Each week, we dig into the 120 million peer-reviewed sources that feed into the Util database to discover the SDG performance of an industry or company dominating headlines.
An energy crunch, as sanctions put pressure on supply and send prices soaring. Scrambling to avoid social crises at home, Western governments are looking to other parts of the world to replace Russian oil and gas.
There’s a strong case for fossil fuels in the short term, but dependency on imported energy—particularly the finite kind—has never looked less appealing.
Let’s start with the ugly: SDG13 (Climate Action). Oil and gas account for a third and fifth of global anthropogenic carbon emissions, respectively, making the industry a driver of climate change. Direct byproducts include air pollution via toxic emissions and water and soil contamination via accidental spills and leaks.
Unsurprisingly, that’s bad news for SDG14 (Life Below Water) and SDG15 (Life on Land). Watch out for species extinction, says one source, as the “pace and magnitude of change exceeds… evolutionary history.” Already, habitat destruction has “[damaged] ecosystems” and eviscerated local plant and animal populations.
SDG3 (Good Health & Wellbeing) is a casualty, too. Fossil fuel emissions account for 20% of premature deaths: a figure set to rise as climate change exacerbates “heat-related mortality and morbidity and… infectious diseases.” (Interestingly, the trend towards urbanisation—with cities both source and sufferer of emissions—is another catalyser.) Oil & gas breeds a WebMD checklist of diseases: asthma, cancer, tuberculosis, schizophrenia, heart, lung, brain, liver, kidney disease. And, as with environmental and ecological damage, these aren’t ‘just’ attributable to Scope 3.
But you can’t spell progress without O&G. A “vital contributor to the global economy,” the industry has “fuelled a dramatic increase in employment and population.” That’s good for SDG8 (Decent Work & Economic Growth) and SDG9 (Industry, Infrastructure & Innovation). Affordable, available energy has powered two centuries of industrial development, lifting productivity and profitability in every sector. One source reports a price hike of 125% would reduce employment and GDP by 2% and household consumption by 7%.

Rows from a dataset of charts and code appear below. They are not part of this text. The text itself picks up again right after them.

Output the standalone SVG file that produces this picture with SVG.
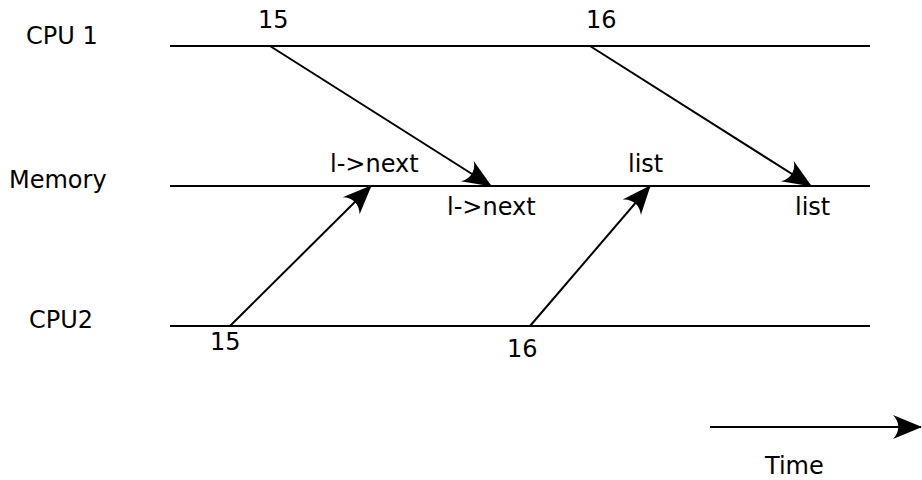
<svg xmlns="http://www.w3.org/2000/svg" width="922" height="480" viewBox="0 0 922 480">
<style>
text{font-family:"DejaVu Sans",sans-serif;font-size:24px;fill:#000}
.ln{stroke:#000;stroke-width:2;fill:none}
</style>
<defs>
<marker id="ah" markerUnits="userSpaceOnUse" viewBox="-30 -14 32 28" refX="0" refY="0" markerWidth="32" markerHeight="28" orient="auto" overflow="visible">
<path d="M1,0 L-28,-12 C-21,-5 -21,5 -28,12 Z" fill="#000"/>
</marker>
</defs>
<rect width="922" height="480" fill="#fff"/>
<g id="cpu1">
<text x="26" y="44">CPU 1</text>
<line class="ln" x1="170" y1="46" x2="870" y2="46"/>
</g>
<g id="memory">
<text x="9" y="188">Memory</text>
<line class="ln" x1="170" y1="186" x2="870" y2="186"/>
</g>
<g id="cpu2">
<text x="29" y="328">CPU2</text>
<line class="ln" x1="170" y1="326" x2="870" y2="326"/>
</g>
<g id="labels">
<text x="258" y="28">15</text>
<text x="586" y="28">16</text>
<text x="330" y="172">l-&gt;next</text>
<text x="628" y="172">list</text>
<text x="447" y="215">l-&gt;next</text>
<text x="795" y="215">list</text>
<text x="210" y="350">15</text>
<text x="507" y="357">16</text>
</g>
<g id="connectors">
<line class="ln" x1="270" y1="46" x2="491" y2="186" marker-end="url(#ah)"/>
<line class="ln" x1="590" y1="46" x2="811" y2="186" marker-end="url(#ah)"/>
<line class="ln" x1="230" y1="326" x2="371" y2="186" marker-end="url(#ah)"/>
<line class="ln" x1="530" y1="326" x2="650" y2="186" marker-end="url(#ah)"/>
</g>
<g id="time">
<line class="ln" x1="710" y1="427" x2="921" y2="427" marker-end="url(#ah)"/>
<text x="765" y="474">Time</text>
</g>
</svg>
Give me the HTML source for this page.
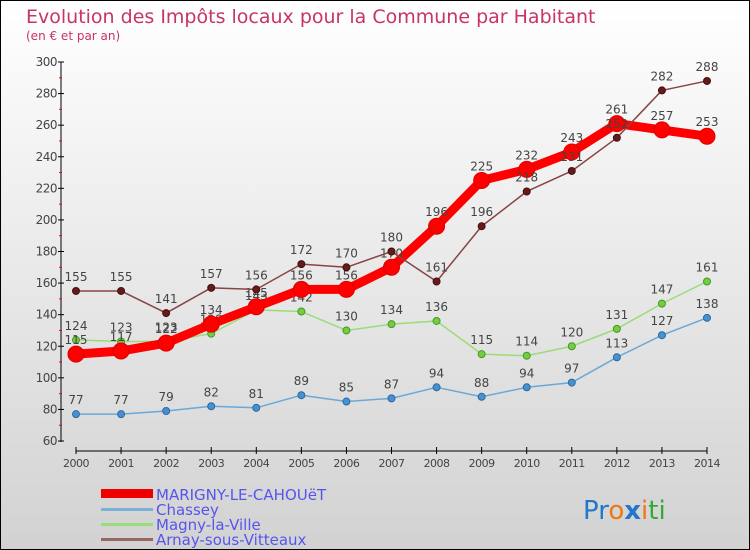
<!DOCTYPE html>
<html><head><meta charset="utf-8"><style>
body{margin:0}
#wrap{width:750px;height:550px;position:relative;overflow:hidden;background:linear-gradient(#ffffff,#d2d2d2);font-family:"DejaVu Sans","Liberation Sans",sans-serif;box-sizing:border-box;border:1px solid #000}
</style></head><body>
<div id="wrap">
<svg id="svg" width="750" height="550" style="position:absolute;left:0;top:0">
<text x="25" y="22" font-size="19" fill="#c8336a">Evolution des Impôts locaux pour la Commune par Habitant</text>
<text x="25" y="39" font-size="12" fill="#c8336a">(en € et par an)</text>
<g id="axes"></g><g id="series"></g>
<g font-size="15" fill="#5555ee">
<rect x="100" y="488" width="52" height="9" fill="#ee0000"/>
<text x="155" y="499">MARIGNY-LE-CAHOUëT</text>
<rect x="100" y="507" width="52" height="3" fill="#7fb0d8"/>
<text x="155" y="514">Chassey</text>
<rect x="100" y="522" width="52" height="3" fill="#99dd77"/>
<text x="155" y="529">Magny-la-Ville</text>
<rect x="100" y="537" width="52" height="3" fill="#996666"/>
<text x="155" y="544">Arnay-sous-Vitteaux</text>
</g>
<text x="582" y="518" font-size="26" font-family="'DejaVu Sans',sans-serif"><tspan fill="#2277cc">Pr</tspan><tspan fill="#ee7711">o</tspan><tspan fill="#2277cc" font-weight="bold">x</tspan><tspan fill="#ee7711">i</tspan><tspan fill="#33aa33">ti</tspan></text>
</svg>
</div>
<script>
const years=[2000,2001,2002,2003,2004,2005,2006,2007,2008,2009,2010,2011,2012,2013,2014];
const yTicks=[60,80,100,120,140,160,180,200,220,240,260,280,300];
const marigny=[115,117,122,134,145,156,156,170,196,225,232,243,261,257,253];
const chassey=[77,77,79,82,81,89,85,87,94,88,94,97,113,127,138];
const magny=[124,123,123,128,143,142,130,134,136,115,114,120,131,147,161];
const arnay=[155,155,141,157,156,172,170,180,161,196,218,231,252,282,288];
const NS="http://www.w3.org/2000/svg";
function xs(i){return 75+i*(706-75)/(years.length-1);}
function ys(v){return 440-(v-60)*(440-61)/240;}
function mk(tag,attrs,parent){const e=document.createElementNS(NS,tag);for(const k in attrs)e.setAttribute(k,attrs[k]);parent.appendChild(e);return e;}
const ax=document.getElementById('axes');
let l=mk('line',{x1:60,y1:61,x2:60,y2:441,stroke:'#000','stroke-width':1},ax);


l=mk('line',{x1:75,y1:450,x2:706,y2:450,stroke:'#000','stroke-width':1},ax);


yTicks.forEach((v,i)=>{const y=ys(v);
 mk('line',{x1:57,y1:y,x2:63,y2:y,stroke:'#000'},ax);
 if(i<yTicks.length-1)mk('line',{x1:58,y1:ys(v+10),x2:61,y2:ys(v+10),stroke:'#ff0000'},ax);
 const t=mk('text',{x:56,y:y+4,'text-anchor':'end','font-size':12,fill:'#444','letter-spacing':'-0.5'},ax);t.textContent=v;
 
 
});
years.forEach((yr,i)=>{const x=xs(i);
 mk('line',{x1:x,y1:446,x2:x,y2:453,stroke:'#000'},ax);
 const t=mk('text',{x:x,y:466,'text-anchor':'middle','font-size':11,fill:'#444','letter-spacing':'-0.5'},ax);t.textContent=yr;
 
 
});
const sg=document.getElementById('series');
function draw(name,data,color,lw,r,fill,stroke){
 const g=mk('g',{},sg);
 
 
 const p=mk('polyline',{points:data.map((v,i)=>xs(i)+','+ys(v)).join(' '),fill:'none',stroke:color,'stroke-width':lw,'stroke-linejoin':'round'},g);
 
 
 data.forEach((v,i)=>{
  const c=mk('circle',{cx:xs(i),cy:ys(v),r:r,fill:fill,stroke:stroke,'stroke-width':1},g);
  
  
  const t=mk('text',{x:xs(i),y:ys(v)-10,'text-anchor':'middle','font-size':12,fill:'#444'},g);t.textContent=v;
  
  
 });
}
draw('chassey',chassey,'#6aa8d8',1.5,3.5,'#4a90d0','#2a6aa0');
draw('magny',magny,'#99dd77',1.5,3.5,'#77cc44','#449922');
draw('marigny',marigny,'#ff0000',9,8,'#ff0000','#dd0000');
draw('arnay',arnay,'#884444',1.5,3.5,'#661a1a','#441010');
</script>
</body></html>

Predictably, oil & gas has a positive impact on some concepts underpinning SDG7 (Affordable & Clean Energy). Some, not all, thanks to price volatility, which also hits SDG 1 (No Poverty). Progress is further stymied by a gap between export and import countries. The former “tend to experience higher levels of income inequality in striking resemblance to cross-country results,” with production exacerbating inequality, poverty, economic decline and conflict.
Those problems are inherent in finite natural resources. Our machine-learning models uncover decades of warnings about geopolitical instability as a consequence, not cause, of energy insecurity. Oil & gas exploration “impedes democracy, increases corruption,” “fuels political tension, war and conflict,” and “burdens national security,” undercutting SDG16 (Peace, Justice & Strong Institutions).
There’s a lesson there about another scarce resource: food. It, too, is a victim of the Russian war, as well as, incidentally, the oil & gas industry, which negatively impacts SDG2 (Zero Hunger) thanks to decimation of fish, crops, farmland, and rivers.
While oil & gas has “improved the lives of hundreds of millions, another century dominated by fossil fuels would be disastrous,” says one source. It’s both a “factor for the development of a nation, [and] cause of economic and political conflict around the world.” If current events reinforce the need for available, affordable energy, they’re also a code red for finite sources.